Median forecasts in the poll of around 60 strategists published on Wednesday showed the euro trading at $1.40 by the end of the month, and $1.39 a year from now.
Some reckon the dollar's decline is not over and the euro may dart up towards $1.50 from around $1.42 on Wednesday, even if it takes a little longer to get there. At the weekend, in New York market, the dollar posted its largest one-day gain against a basket of currencies in more than five months after data showed the United States shed fewer jobs than expected in May, boosting hopes for an economic recovery.
The dollar initially sold off after the jobs report, which showed the US economy shed 345,000 jobs, well below the 520,000 expected by economists. In the past, the dollar had fallen in response to data hinting at improvement in the US economy, with investors moving into riskier assets, including higher-yielding currencies.

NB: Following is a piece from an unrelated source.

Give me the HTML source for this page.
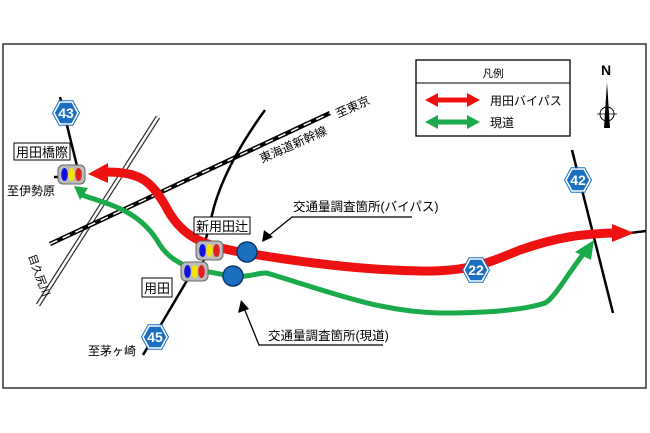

OPEN MARKET RATES: On June 1, the rupee lost 20 paisa against dollar for buying at 81.10 and 10 paisa for selling at 81.20. In the meantime, the rupee halted erosion versus the euro, holding its weekend levels for buying and selling at Rs 113.50 and Rs 114.50.
On June 2, the rupee did not budge to any side against dollar for buying and selling at 81.10 and 81.20, while it shed 60 paisa for buying versus euro,at Rs 114.10 and 50 paisa for selling at Rs 115.00. On June 3, the rupee inched up 10 paisa versus dollar for buying at 81.00 and 5 paisa for selling at 81.15. The rupee, however, lost 90 paisa for buying in terms of euro at Rs 115.00 and Re one for selling at 116.00.
On June 4, the rupee gained 30 paisa against dollar for buying at 80.70 and it 25 paisa for selling at 80.90.
The rupee rose by Rs 1.55 versus euro for buying at Rs 113.45 and Rs 1.50 for selling at 114.50. On June 5, the rupee lost paisa against dollar for buying and selling at 80.80 and 81.00. The rupee shed 5 paisa versus euro for buying at Rs 113.50 while it did not show any change for selling at 114.50. On June 6, the rupee firmly held its overnight level versus dollar for buying at 80.80 while it lost 10 paisa for selling 81.10. The rupee managed to recover Rs 1.50 versus euro for buying and selling at Rs 112.50 and 113.50.